The problem is that within the story, unless I drastically broke character or brought a random outsider into a private conversation, I had no way to signal that I disagree except by pointing out the facts of the situation... which are then explained away by Aslan, in the way I think Lewis would have resolved the issue. And if you agree with Lewis's general theology, the issue is resolved. There is no problem. I have been congratulated for showing so clearly how there is no problem.
Except, of course, there is still a problem. Changing memories is a violation of free will and mental integrity. It is a wound to the self (and, if you will, the soul -- since souls exist in Lewis's world, whether or not they exist in ours).
So I resorted to quotes -- one at the start, and one at the end -- to hopefully provide a slightly contrasting point of view. I opened with "Memory is a way of holding on to the things you love, the things you are, the things you never want to lose," by Kevin Arnold, and closed with "The struggle of man against power is the struggle of memory against forgetting," by Milan Kundera.
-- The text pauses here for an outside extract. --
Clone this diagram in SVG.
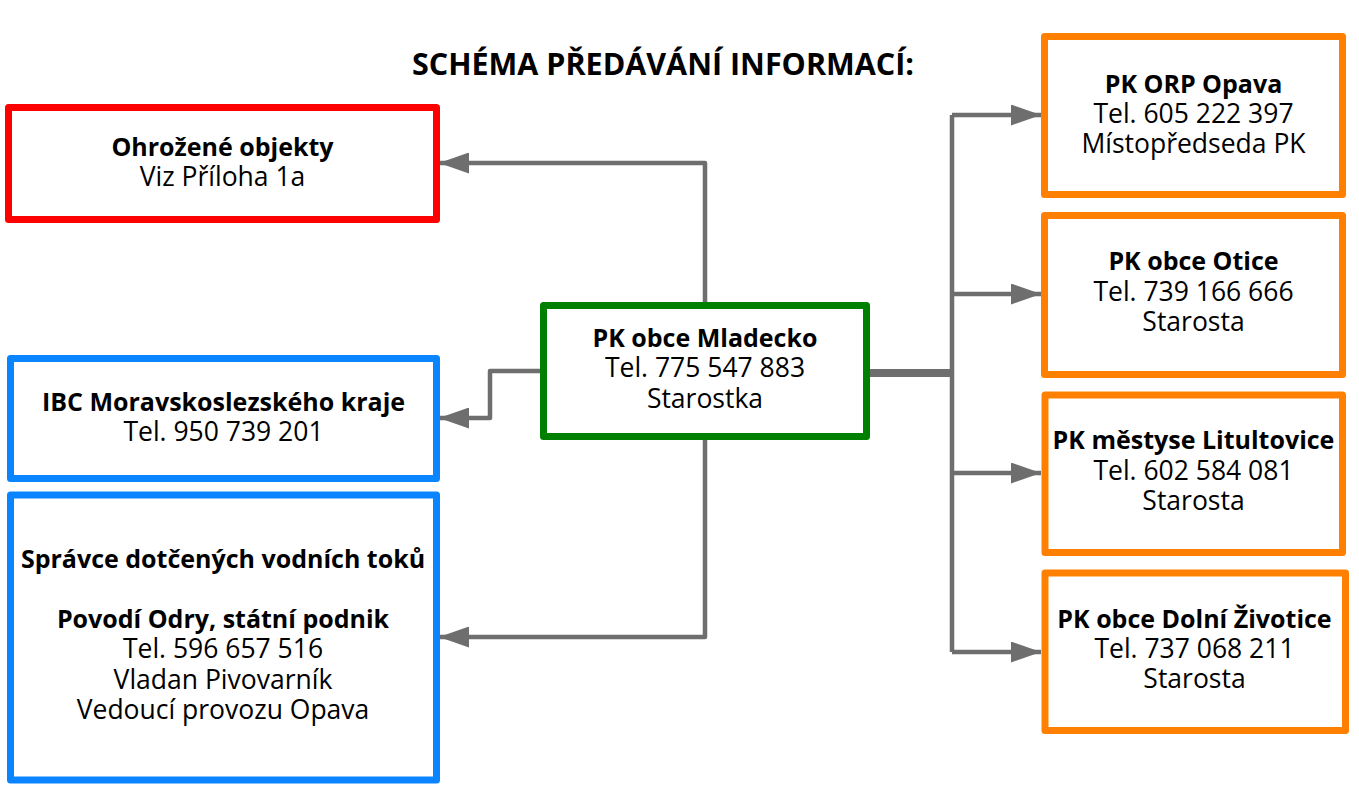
<svg xmlns="http://www.w3.org/2000/svg" width="1359" height="787" viewBox="0 0 1359 787">
<style>
.box{fill:#fff;stroke-width:7;stroke-linejoin:round}
.red{stroke:#ff0000}.blue{stroke:#0a84ff}.green{stroke:#008000}.orange{stroke:#ff8000}
text{font-family:"Open Sans","Noto Sans",sans-serif;font-size:26.5px;fill:#000;text-anchor:middle}
.b{font-weight:bold;font-size:25px}
.title{font-size:30.5px;font-weight:bold}
.conn{fill:none;stroke:#6e6e6e;stroke-width:4.5;stroke-linejoin:round}
</style>
<defs>
<marker id="arr" viewBox="0 0 30 21" refX="30" refY="10.5" markerWidth="30" markerHeight="21" markerUnits="userSpaceOnUse" orient="auto">
<path d="M0,0 L30,10.5 L0,21 Z" fill="#6e6e6e"/>
</marker>
</defs>
<text class="title" x="663" y="75">SCHÉMA PŘEDÁVÁNÍ INFORMACÍ:</text>
<g id="connectors">
<path class="conn" d="M705,305 V163 H439" marker-end="url(#arr)"/>
<path class="conn" d="M543,371 H490 V418 H439" marker-end="url(#arr)"/>
<path class="conn" d="M705,437 V637 H439" marker-end="url(#arr)"/>
<path class="conn" d="M865,373 H952" style="stroke-width:8"/>
<path class="conn" d="M952,115 V652"/>
<path class="conn" d="M952,115 H1041" marker-end="url(#arr)"/>
<path class="conn" d="M952,294 H1041" marker-end="url(#arr)"/>
<path class="conn" d="M952,473 H1041" marker-end="url(#arr)"/>
<path class="conn" d="M952,652 H1041" marker-end="url(#arr)"/>
</g>
<g id="ohrozene">
<rect class="box red" x="8.5" y="107.5" width="428" height="112"/>
<text x="222.5" y="156"><tspan class="b">Ohrožené objekty</tspan><tspan x="222.5" dy="30">Viz Příloha 1a</tspan></text>
</g>
<g id="ibc">
<rect class="box blue" x="10.5" y="358.5" width="426" height="120"/>
<text x="223.5" y="411"><tspan class="b">IBC Moravskoslezského kraje</tspan><tspan x="223.5" dy="30">Tel. 950 739 201</tspan></text>
</g>
<g id="spravce">
<rect class="box blue" x="10.5" y="495" width="426" height="285"/>
<text x="223" y="568"><tspan class="b">Správce dotčených vodních toků</tspan><tspan class="b" x="223" dy="60">Povodí Odry, státní podnik</tspan><tspan x="223" dy="30">Tel. 596 657 516</tspan><tspan x="223" dy="30.5">Vladan Pivovarník</tspan><tspan x="223" dy="30">Vedoucí provozu Opava</tspan></text>
</g>
<g id="mladecko">
<rect class="box green" x="543.5" y="305.5" width="323" height="131"/>
<text x="705" y="347"><tspan class="b">PK obce Mladecko</tspan><tspan x="705" dy="30">Tel. 775 547 883</tspan><tspan x="705" dy="30.5">Starostka</tspan></text>
</g>
<g id="orp-opava">
<rect class="box orange" x="1044.5" y="36.5" width="298" height="158"/>
<text x="1193.5" y="93"><tspan class="b">PK ORP Opava</tspan><tspan x="1193.5" dy="30">Tel. 605 222 397</tspan><tspan x="1193.5" dy="30">Místopředseda PK</tspan></text>
</g>
<g id="otice">
<rect class="box orange" x="1044.5" y="215.5" width="298" height="159"/>
<text x="1193.5" y="270"><tspan class="b">PK obce Otice</tspan><tspan x="1193.5" dy="30.5">Tel. 739 166 666</tspan><tspan x="1193.5" dy="30">Starosta</tspan></text>
</g>
<g id="litultovice">
<rect class="box orange" x="1045" y="395" width="297.5" height="157.5"/>
<text x="1193.5" y="449"><tspan class="b">PK městyse Litultovice</tspan><tspan x="1193.5" dy="30.5">Tel. 602 584 081</tspan><tspan x="1193.5" dy="30">Starosta</tspan></text>
</g>
<g id="dolni-zivotice">
<rect class="box orange" x="1045" y="573" width="300.5" height="157.5"/>
<text x="1194.5" y="628"><tspan class="b">PK obce Dolní Životice</tspan><tspan x="1194.5" dy="30">Tel. 737 068 211</tspan><tspan x="1194.5" dy="30">Starosta</tspan></text>
</g>
</svg>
To me, the first says that a loss of memory is a loss of self, and the second implies that for Aslan to take or alter or veil memories is an act comparable to totalitarian dictatorship.
...
And I just got a review saying, essentially, that the quotes supported the point of view expressed by Peter in the story.
I give up.
[ETA: Do go read the comments on the LJ mirror of this post. They raise some interesting points!]
I often telegraph my themes rather broadly -- in other words, I beat them into the ground with a sledgehammer -- but I do that because I know from long and frustrating experience that things I think are blindingly obvious are often so subtle or reliant on idiosyncratic/personal associations and thought processes that if I don't haul out the sledgehammer, nobody will understand a damn thing I am trying to say.
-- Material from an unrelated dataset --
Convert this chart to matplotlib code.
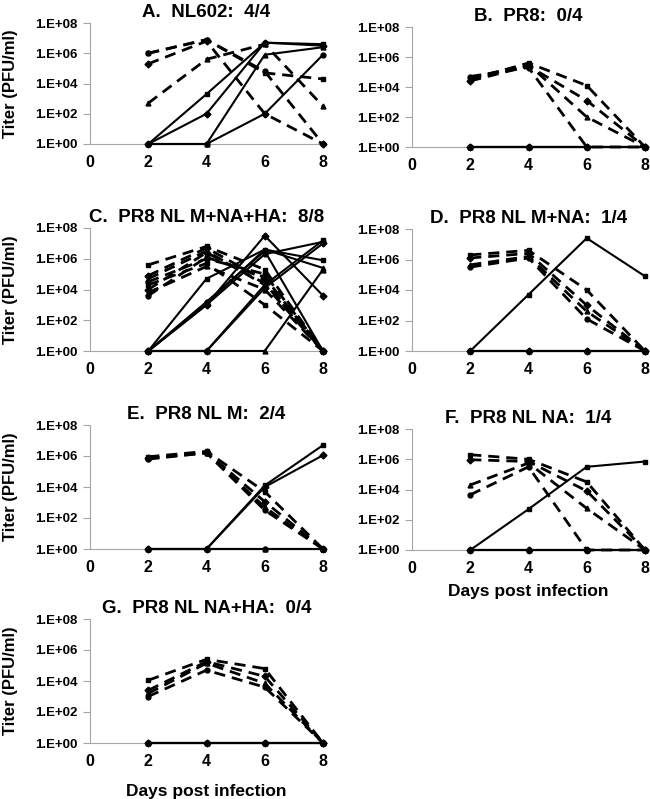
import numpy as np
import matplotlib
matplotlib.use("Agg")
import matplotlib.pyplot as plt

plt.rcParams['font.family'] = ['Liberation Sans', 'DejaVu Sans']
plt.rcParams['font.weight'] = 'bold'

days = [2, 4, 6, 8]

# log10 titer (PFU/ml); 0 means below detection (plotted at 1.E+00)
# dashed = inoculated animals, solid = contact animals
A_dashed = [[6.0, 6.9, 4.7, 4.3], [5.3, 6.8, 2.0, 0.0], [2.7, 5.6, 6.6, 2.5], [6.0, 6.9, 4.8, 0.0]]
A_solid = [[0.0, 3.3, 6.7, 6.6], [0.0, 2.0, 6.7, 6.5], [0.0, 0.0, 5.9, 6.4], [0.0, 0.0, 2.0, 5.9]]

B_dashed = [[4.5, 5.6, 4.1, 0.0], [4.4, 5.4, 3.1, 0.0], [4.6, 5.5, 2.0, 0.0], [4.7, 5.3, 0.0, 0.0]]
B_solid = [[0.0, 0.0, 0.0, 0.0]] * 4

C_dashed = [[5.6, 6.8, 5.3, 0.0], [4.9, 6.7, 4.6, 0.0], [4.7, 6.5, 4.3, 0.0], [4.5, 6.0, 5.0, 0.0],
            [4.3, 5.7, 3.0, 0.0], [4.0, 6.4, 4.4, 0.0], [3.8, 5.5, 4.0, 0.0], [3.6, 6.1, 4.8, 0.0]]
C_solid = [[0.0, 4.7, 6.6, 5.9], [0.0, 3.0, 7.5, 3.6], [0.0, 3.1, 6.6, 5.4], [0.0, 3.2, 6.5, 0.0],
           [0.0, 0.0, 4.3, 7.2], [0.0, 0.0, 4.1, 7.0], [0.0, 0.0, 0.0, 5.3], [0.0, 3.0, 6.3, 7.1]]

D_dashed = [[6.3, 6.6, 4.0, 0.0], [6.1, 6.4, 3.0, 0.0], [5.65, 6.2, 2.6, 0.0], [5.5, 6.1, 2.1, 0.0]]
D_solid = [[0.0, 3.7, 7.4, 4.9], [0.0, 0.0, 0.0, 0.0], [0.0, 0.0, 0.0, 0.0], [0.0, 0.0, 0.0, 0.0]]

E_dashed = [[5.95, 6.3, 3.7, 0.0], [5.85, 6.25, 3.05, 0.0], [5.85, 6.2, 2.7, 0.0], [5.8, 6.2, 2.5, 0.0]]
E_solid = [[0.0, 0.0, 4.1, 6.7], [0.0, 0.0, 4.0, 6.05], [0.0, 0.0, 0.0, 0.0], [0.0, 0.0, 0.0, 0.0]]

F_dashed = [[6.3, 6.0, 4.5, 0.0], [5.97, 5.85, 3.9, 0.0], [4.3, 5.75, 2.75, 0.0], [3.65, 5.5, 0.0, 0.0]]
F_solid = [[0.0, 2.7, 5.5, 5.85], [0.0, 0.0, 0.0, 0.0], [0.0, 0.0, 0.0, 0.0], [0.0, 0.0, 0.0, 0.0]]

G_dashed = [[4.05, 5.4, 4.8, 0.0], [3.4, 5.25, 4.3, 0.0], [3.2, 5.15, 3.85, 0.0], [3.0, 4.7, 3.6, 0.0]]
G_solid = [[0.0, 0.0, 0.0, 0.0]] * 4

titles = ["A.  NL602:  4/4", "B.  PR8:  0/4", "C.  PR8 NL M+NA+HA:  8/8",
          "D.  PR8 NL M+NA:  1/4", "E.  PR8 NL M:  2/4", "F.  PR8 NL NA:  1/4",
          "G.  PR8 NL NA+HA:  0/4"]
panels = [(A_dashed, A_solid), (B_dashed, B_solid), (C_dashed, C_solid), (D_dashed, D_solid),
          (E_dashed, E_solid), (F_dashed, F_solid), (G_dashed, G_solid)]

# axes boxes in figure pixels: (x0, y_top, y_bottom)
boxes = [(90, 23, 144), (412, 27, 147), (90, 228, 351), (412, 229, 351),
         (90, 425, 549), (412, 429, 550), (90, 619, 743)]

W, H = 650, 799
fig = plt.figure(figsize=(W / 100, H / 100), dpi=100)
markers = ['s', 'D', '^', 'o']
grey = '#a6a6a6'

for i, (title, (dashed, solid), (x0, yt, yb)) in enumerate(zip(titles, panels, boxes)):
    ax = fig.add_axes([x0 / W, 1 - yb / H, 233 / W, (yb - yt) / H])
    for j, v in enumerate(dashed):
        ax.plot(days, 10 ** np.array(v), color='black', lw=2, dashes=(4, 2.5),
                marker=markers[j % 4], ms=3.5, clip_on=False, zorder=3)
    for j, v in enumerate(solid):
        ax.plot(days, 10 ** np.array(v), color='black', lw=1.5,
                marker=markers[j % 4], ms=3.5, clip_on=False, zorder=4)
    ax.set_yscale('log')
    ax.set_ylim(1, 1e8)
    ax.set_xlim(0, 8)
    ax.set_yticks([1, 1e2, 1e4, 1e6, 1e8])
    ax.set_yticklabels(['1.E+00', '1.E+02', '1.E+04', '1.E+06', '1.E+08'])
    ax.minorticks_off()
    ax.set_xticks([0, 2, 4, 6, 8])
    ax.tick_params(axis='y', length=5, color=grey, labelsize=9.5, pad=4)
    ax.tick_params(axis='x', length=0, labelsize=11.5, pad=8)
    for lab in ax.get_xticklabels() + ax.get_yticklabels():
        lab.set_fontweight('bold')
    ax.spines['top'].set_visible(False)
    ax.spines['right'].set_visible(False)
    ax.spines['left'].set_color(grey)
    ax.spines['bottom'].set_color(grey)
    ax.set_title(title, fontsize=13.5, fontweight='bold', pad=4)
    if x0 < 200:
        ax.set_ylabel('Titer (PFU/ml)', fontsize=12, fontweight='bold', labelpad=12)
    if i == 5:
        ax.set_xlabel('Days post infection', fontsize=12.5, fontweight='bold', labelpad=6)
    if i == 6:
        ax.set_xlabel('Days post infection', fontsize=12.5, fontweight='bold', labelpad=11)

fig.savefig('out.png', dpi=100)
Clearly, I should have worked harder to bring down the sledgehammer in "Out of Sight, Out of Mind," because so far, every single reviewer (well, okay, every reviewer who has mentioned the issue in question) has missed the point I was trying to make. In fact, they have come away with the opposite message of the one I thought I wrote.
*headdesk*
See, I was trying to do two things: first, explain the Pevensies' weird memory loss while remaining as true as possible to the characters and the canon themes, and second, to say that what I think Aslan did (bluntly, a fifteen-year-long mind wipe) was wrong. Understandable, yes. Justifiable in many points of view, also yes. Something that Peter (and, presumably, C. S. Lewis himself) might accept as a good and right thing under the circumstances, yet again yes.
It's still wrong.
The problem is that within the story, unless I drastically broke character or brought a random outsider into a private conversation, I had no way to signal that I disagree except by pointing out the facts of the situation... which are then explained away by Aslan, in the way I think Lewis would have resolved the issue. And if you agree with Lewis's general theology, the issue is resolved. There is no problem. I have been congratulated for showing so clearly how there is no problem.
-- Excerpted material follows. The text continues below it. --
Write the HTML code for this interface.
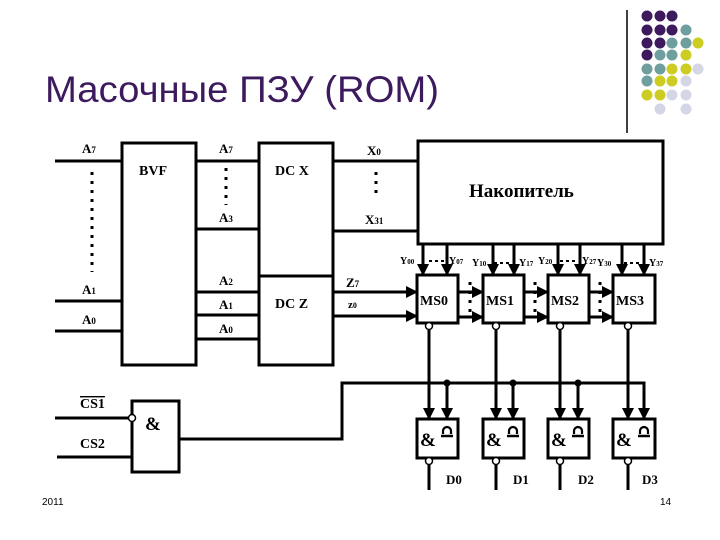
<!DOCTYPE html>
<html><head><meta charset="utf-8"><style>
html,body{margin:0;padding:0;background:#fff;}
svg{display:block;}
.t{font-family:"Liberation Serif",serif;font-weight:bold;fill:#000;}
</style></head><body>
<svg width="720" height="540" viewBox="0 0 720 540" xmlns="http://www.w3.org/2000/svg">
<defs><marker id="b" markerWidth="12" markerHeight="12" refX="11" refY="6" orient="auto" markerUnits="userSpaceOnUse"><path d="M0,0 L12,6 L0,12 z" fill="#000"/></marker>
<g id="sym"><path d="M-4,2 L-4,-1 A4,4 0 1,1 4,-1 L4,2" fill="none" stroke="#000" stroke-width="2.2"/><line x1="-6" y1="4" x2="6" y2="4" stroke="#000" stroke-width="2.5"/></g></defs>
<g>
<circle cx="647" cy="16" r="5.5" fill="#3d1a5e"/><circle cx="660" cy="16" r="5.5" fill="#3d1a5e"/><circle cx="672" cy="16" r="5.5" fill="#3d1a5e"/>
<circle cx="647" cy="30" r="5.5" fill="#3d1a5e"/><circle cx="660" cy="30" r="5.5" fill="#3d1a5e"/><circle cx="672" cy="30" r="5.5" fill="#3d1a5e"/><circle cx="686" cy="30" r="5.5" fill="#6e9e9e"/>
<circle cx="647" cy="43" r="5.5" fill="#3d1a5e"/><circle cx="660" cy="43" r="5.5" fill="#3d1a5e"/><circle cx="672" cy="43" r="5.5" fill="#6e9e9e"/><circle cx="686" cy="43" r="5.5" fill="#6e9e9e"/><circle cx="698" cy="43" r="5.5" fill="#cccc22"/>
<circle cx="647" cy="55" r="5.5" fill="#3d1a5e"/><circle cx="660" cy="55" r="5.5" fill="#6e9e9e"/><circle cx="672" cy="55" r="5.5" fill="#6e9e9e"/><circle cx="686" cy="55" r="5.5" fill="#cccc22"/>
<circle cx="647" cy="69" r="5.5" fill="#6e9e9e"/><circle cx="660" cy="69" r="5.5" fill="#6e9e9e"/><circle cx="672" cy="69" r="5.5" fill="#cccc22"/><circle cx="686" cy="69" r="5.5" fill="#cccc22"/><circle cx="698" cy="69" r="5.5" fill="#d4d6e6"/>
<circle cx="647" cy="81" r="5.5" fill="#6e9e9e"/><circle cx="660" cy="81" r="5.5" fill="#cccc22"/><circle cx="672" cy="81" r="5.5" fill="#cccc22"/><circle cx="686" cy="81" r="5.5" fill="#d4d6e6"/>
<circle cx="647" cy="95" r="5.5" fill="#cccc22"/><circle cx="660" cy="95" r="5.5" fill="#cccc22"/><circle cx="672" cy="95" r="5.5" fill="#d4d6e6"/><circle cx="686" cy="95" r="5.5" fill="#d4d6e6"/>
<circle cx="660" cy="109" r="5.5" fill="#d4d6e6"/><circle cx="686" cy="109" r="5.5" fill="#d4d6e6"/>
</g>
<line x1="627" y1="10" x2="627" y2="133" stroke="#000" stroke-width="1.5"/>
<text x="45" y="102" font-family="Liberation Sans, sans-serif" font-size="37" fill="#3d1a5e" textLength="394" lengthAdjust="spacingAndGlyphs">Масочные ПЗУ (ROM)</text>

<g stroke="#000" stroke-width="3" fill="none">
<rect x="122" y="143" width="74" height="222"/>
<rect x="259" y="143" width="74" height="133"/>
<rect x="259" y="276" width="74" height="89"/>
<rect x="418" y="141" width="245" height="103"/>
<line x1="55" y1="161" x2="122" y2="161"/><line x1="55" y1="301" x2="122" y2="301"/><line x1="55" y1="331" x2="122" y2="331"/>
<line x1="196" y1="161" x2="259" y2="161"/><line x1="196" y1="229" x2="259" y2="229"/><line x1="196" y1="292" x2="259" y2="292"/><line x1="196" y1="315" x2="259" y2="315"/><line x1="196" y1="339" x2="259" y2="339"/>
<line x1="333" y1="161" x2="418" y2="161"/><line x1="333" y1="231" x2="418" y2="231"/>
<line x1="333" y1="292" x2="417" y2="292" marker-end="url(#b)"/><line x1="333" y1="316" x2="417" y2="316" marker-end="url(#b)"/>
<rect x="417" y="275" width="41" height="48"/><rect x="483" y="275" width="41" height="48"/><rect x="548" y="275" width="41" height="48"/><rect x="613" y="275" width="42" height="48"/>
<rect x="417" y="419" width="41" height="39"/><rect x="483" y="419" width="41" height="39"/><rect x="548" y="419" width="41" height="39"/><rect x="613" y="419" width="42" height="39"/>
<rect x="132" y="401" width="47" height="71"/>
<line x1="55" y1="418" x2="129" y2="418"/><line x1="57" y1="457" x2="132" y2="457"/>
<polyline points="179,439 342,439 342,383 644,383 644,419" marker-end="url(#b)"/>
</g>
<g stroke="#000" stroke-width="3" marker-end="url(#b)">
<line x1="423" y1="244" x2="423" y2="275"/><line x1="447" y1="244" x2="447" y2="275"/>
<line x1="493" y1="244" x2="493" y2="275"/><line x1="514" y1="244" x2="514" y2="275"/>
<line x1="558" y1="244" x2="558" y2="275"/><line x1="580" y1="244" x2="580" y2="275"/>
<line x1="622" y1="244" x2="622" y2="275"/><line x1="644" y1="244" x2="644" y2="275"/>
<line x1="458" y1="292" x2="483" y2="292"/><line x1="458" y1="317" x2="483" y2="317"/>
<line x1="524" y1="292" x2="548" y2="292"/><line x1="524" y1="317" x2="548" y2="317"/>
<line x1="589" y1="292" x2="613" y2="292"/><line x1="589" y1="317" x2="613" y2="317"/>
<line x1="429" y1="329" x2="429" y2="419"/><line x1="496" y1="329" x2="496" y2="419"/><line x1="560" y1="329" x2="560" y2="419"/><line x1="628" y1="329" x2="628" y2="419"/>
<line x1="447" y1="383" x2="447" y2="419"/><line x1="513" y1="383" x2="513" y2="419"/><line x1="578" y1="383" x2="578" y2="419"/>
</g>
<g stroke="#000" stroke-width="3">
<line x1="429" y1="464" x2="429" y2="490"/><line x1="496" y1="464" x2="496" y2="490"/><line x1="560" y1="464" x2="560" y2="490"/><line x1="628" y1="464" x2="628" y2="490"/>
</g>
<g fill="#000"><circle cx="447" cy="383" r="3.5"/><circle cx="513" cy="383" r="3.5"/><circle cx="578" cy="383" r="3.5"/></g>
<g fill="#fff" stroke="#000" stroke-width="1.5">
<circle cx="429" cy="326" r="3.5"/><circle cx="496" cy="326" r="3.5"/><circle cx="560" cy="326" r="3.5"/><circle cx="628" cy="326" r="3.5"/>
<circle cx="429" cy="461" r="3.5"/><circle cx="496" cy="461" r="3.5"/><circle cx="560" cy="461" r="3.5"/><circle cx="628" cy="461" r="3.5"/>
<circle cx="132" cy="418" r="3.5"/>
</g>
<g stroke="#000" stroke-width="3" stroke-dasharray="3,6">
<line x1="92" y1="172" x2="92" y2="272"/><line x1="226" y1="168" x2="226" y2="205"/><line x1="376" y1="172" x2="376" y2="197"/>
<line x1="470" y1="282" x2="470" y2="314"/><line x1="535" y1="282" x2="535" y2="314"/><line x1="600" y1="282" x2="600" y2="314"/>
</g>
<g stroke="#000" stroke-width="2" stroke-dasharray="3,3">
<line x1="429" y1="261" x2="445" y2="261"/><line x1="494" y1="263" x2="512" y2="263"/><line x1="560" y1="261" x2="578" y2="261"/><line x1="624" y1="263" x2="642" y2="263"/>
</g>
<use href="#sym" x="447" y="432"/><use href="#sym" x="513" y="432"/><use href="#sym" x="578" y="432"/><use href="#sym" x="644" y="432"/>
<g class="t" font-size="13">
<text x="82" y="153">A<tspan font-size="9">7</tspan></text>
<text x="82" y="294">A<tspan font-size="9">1</tspan></text>
<text x="82" y="324">A<tspan font-size="9">0</tspan></text>
<text x="219" y="153">A<tspan font-size="9">7</tspan></text>
<text x="219" y="222">A<tspan font-size="9">3</tspan></text>
<text x="219" y="285">A<tspan font-size="9">2</tspan></text>
<text x="219" y="309">A<tspan font-size="9">1</tspan></text>
<text x="219" y="333">A<tspan font-size="9">0</tspan></text>
<text x="367" y="155">X<tspan font-size="9">0</tspan></text>
<text x="365" y="224">X<tspan font-size="9">31</tspan></text>
<text x="346" y="287">Z<tspan font-size="9">7</tspan></text>
<text x="348" y="308" font-size="11">z<tspan font-size="8">0</tspan></text>
<text x="139" y="175" font-size="14">BVF</text>
<text x="275" y="175" font-size="14">DC X</text>
<text x="275" y="308" font-size="14">DC Z</text>
<text x="469" y="197" font-size="19">Накопитель</text>
<text x="420" y="305" font-size="14">MS0</text><text x="486" y="305" font-size="14">MS1</text><text x="551" y="305" font-size="14">MS2</text><text x="616" y="305" font-size="14">MS3</text>
<text x="80" y="408" font-size="14" text-decoration="overline">CS1</text>
<text x="80" y="448" font-size="14">CS2</text>
<text x="145" y="430" font-size="19">&amp;</text>
<text x="420" y="446" font-size="19">&amp;</text><text x="486" y="446" font-size="19">&amp;</text><text x="551" y="446" font-size="19">&amp;</text><text x="616" y="446" font-size="19">&amp;</text>
<text x="446" y="484" font-size="13">D0</text><text x="513" y="484" font-size="13">D1</text><text x="578" y="484" font-size="13">D2</text><text x="642" y="484" font-size="13">D3</text>
<text x="400" y="264" font-size="10">Y<tspan font-size="7">00</tspan></text>
<text x="449" y="264" font-size="10">Y<tspan font-size="7">07</tspan></text>
<text x="472" y="266" font-size="10">Y<tspan font-size="7">10</tspan></text>
<text x="519" y="266" font-size="10">Y<tspan font-size="7">17</tspan></text>
<text x="538" y="264" font-size="10">Y<tspan font-size="7">20</tspan></text>
<text x="582" y="264" font-size="10">Y<tspan font-size="7">27</tspan></text>
<text x="597" y="266" font-size="10">Y<tspan font-size="7">30</tspan></text>
<text x="649" y="266" font-size="10">Y<tspan font-size="7">37</tspan></text>
</g>
<text x="42" y="505" font-family="Liberation Sans, sans-serif" font-size="10" fill="#000">2011</text>
<text x="660" y="505" font-family="Liberation Sans, sans-serif" font-size="10" fill="#000">14</text>
</svg>
</body></html>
Except, of course, there is still a problem. Changing memories is a violation of free will and mental integrity. It is a wound to the self (and, if you will, the soul -- since souls exist in Lewis's world, whether or not they exist in ours).
So I resorted to quotes -- one at the start, and one at the end -- to hopefully provide a slightly contrasting point of view. I opened with "Memory is a way of holding on to the things you love, the things you are, the things you never want to lose," by Kevin Arnold, and closed with "The struggle of man against power is the struggle of memory against forgetting," by Milan Kundera. To me, the first says that a loss of memory is a loss of self, and the second implies that for Aslan to take or alter or veil memories is an act comparable to totalitarian dictatorship.
...
And I just got a review saying, essentially, that the quotes supported the point of view expressed by Peter in the story.
I give up.
[ETA: Do go read the comments on the LJ mirror of this post. They raise some interesting points!]
no subject
"Out of Sight, Out of Mind" is an illustration of one of my various reactions to Narnia -- the one where I love and respect Aslan, and agree with a lot of Lewis's moral and thematic messages... and then choke, painfully, on some of the other ethical and theological messages and implications. I have a mental dissonance where I say, on the one hand, "But Aslan really is good and wise and loving, he must have reasons for what he does, and the other characters aren't stupid; if they love and respect him then so should I," and on the other hand I am screaming in the back of my head that it doesn't matter how good and wise and loving anybody is: the death of a world is still a tragedy, the loss of memory is still a violation, the capricious choice of when to intervene or to allow horrors to unfold is indefensible, and so on and so forth.
So I was trying to express that simultaneous love and respect vs.fervent disagreement, and I can see how that tension is a very uncomfortable place to be -- it's uncomfortable for me, too, after all.
The frustrating thing is, the reviews are not dumb. They are just taking the fic at face value, I guess, and analyzing it on that level. Or maybe they're seeing it through a mental lens that lacks the tension I was trying to invoke? That might be the real reason for the misreading, come to think of it.
no subject
I reread Out of Sight... and I think the dissonance between your intention and readers' interpretation is that there is no hint of doubt in the characters after Peter accepts Aslan's explanation. It might have been more effective to have the sentiment of the doubt worked into the narrative, rather than using a break and the quote. Bring in a bit of the omniscient narrator, perhaps?
I think it hit my buttons since it's something I'm sensitive to, but most fanfic readers aren't looking to read deep. They may need a little more direction - this may be too subtle?
no subject
*fights sudden urge to go write completely random fic in third person omniscient for practice*
no subject
<3 You know I love your work, right?